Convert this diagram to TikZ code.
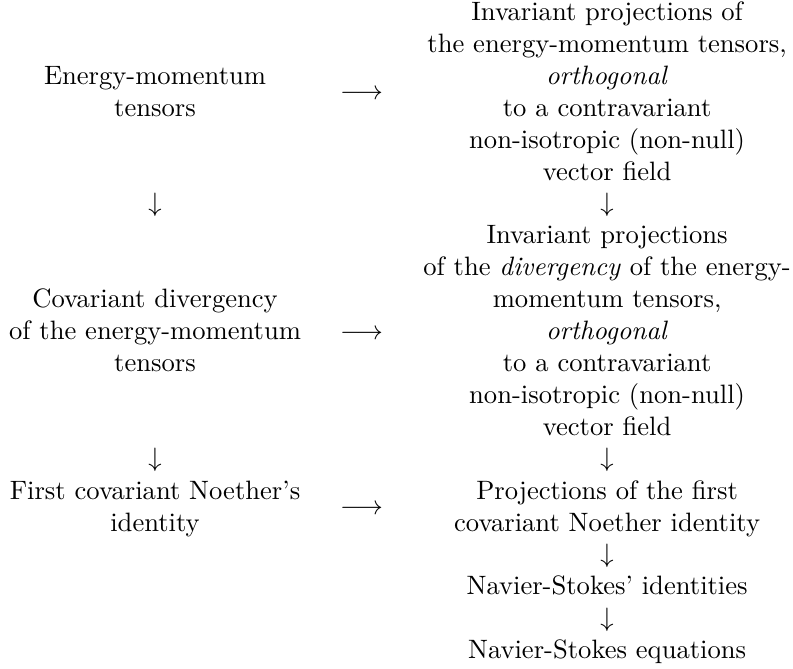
\documentclass[tikz,border=0pt]{standalone}
\usepackage{amsmath}
\usetikzlibrary{positioning}

\tikzset{
  blk/.style={align=center, inner sep=0pt, anchor=north},
  sym/.style={inner sep=0pt, anchor=base},
}

\begin{document}
\begin{tikzpicture}[x=1pt,y=1pt]
            \useasboundingbox (0,0) rectangle (298.2,-251.2);
            % left column
            \node[blk] (emt) at (58.3,-23.1) {\strut Energy-momentum\\ tensors};
            \node[sym] (dl1) at (58.3,-79.5) {$\downarrow$};
            \node[blk] (covdiv) at (58.3,-107.1) {\strut Covariant divergency\\ of the energy-momentum\\ tensors};
            \node[sym] (dl2) at (58.3,-175.5) {$\downarrow$};
            \node[blk] (noether) at (58.3,-179.1) {\strut First covariant Noether's\\ identity};
            % horizontal arrows
            \node[sym] (h1) at (136,-37.5) {$\longrightarrow$};
            \node[sym] (h2) at (136,-127.5) {$\longrightarrow$};
            \node[sym] (h3) at (136,-193.5) {$\longrightarrow$};
            % right column
            \node[blk] (projemt) at (228.3,0.9) {\strut Invariant projections of\\ the energy-momentum tensors,\\
              \textit{orthogonal}\\ to a contravariant\\ non-isotropic (non-null)\\ vector field};
            \node[sym] (dr1) at (228.3,-79.5) {$\downarrow$};
            \node[blk] (projdiv) at (228.3,-83.1) {\strut Invariant projections\\ of the \textit{divergency} of the energy-\\
              momentum tensors,\\ \textit{orthogonal}\\ to a contravariant\\ non-isotropic (non-null)\\ vector field};
            \node[sym] (dr2) at (228.3,-175.5) {$\downarrow$};
            \node[blk] (projnoe) at (228.3,-179.1) {\strut Projections of the first\\ covariant Noether identity};
            \node[sym] (dr3) at (228.3,-211.5) {$\downarrow$};
            \node[blk] (nsid) at (228.3,-215.1) {\strut Navier-Stokes' identities};
            \node[sym] (dr4) at (228.3,-235.5) {$\downarrow$};
            \node[blk] (nseq) at (228.3,-239.1) {\strut Navier-Stokes equations};
        \end{tikzpicture}
\end{document}
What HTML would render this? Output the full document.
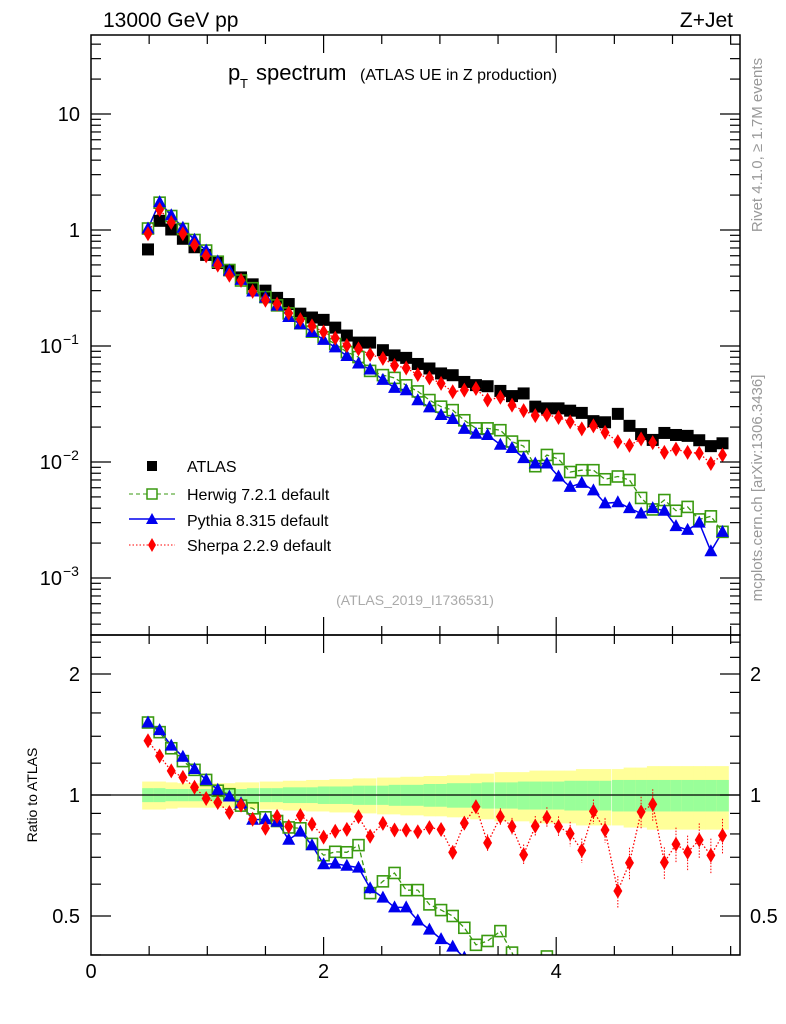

#####

● GIVEN EXERCISE:
Identify each line in the entries with the word "this" and copy it.

● OUTPUT OF THE EXERCISE:
Convert this diagram to TikZ code.
What HTML would render this? Output the full document.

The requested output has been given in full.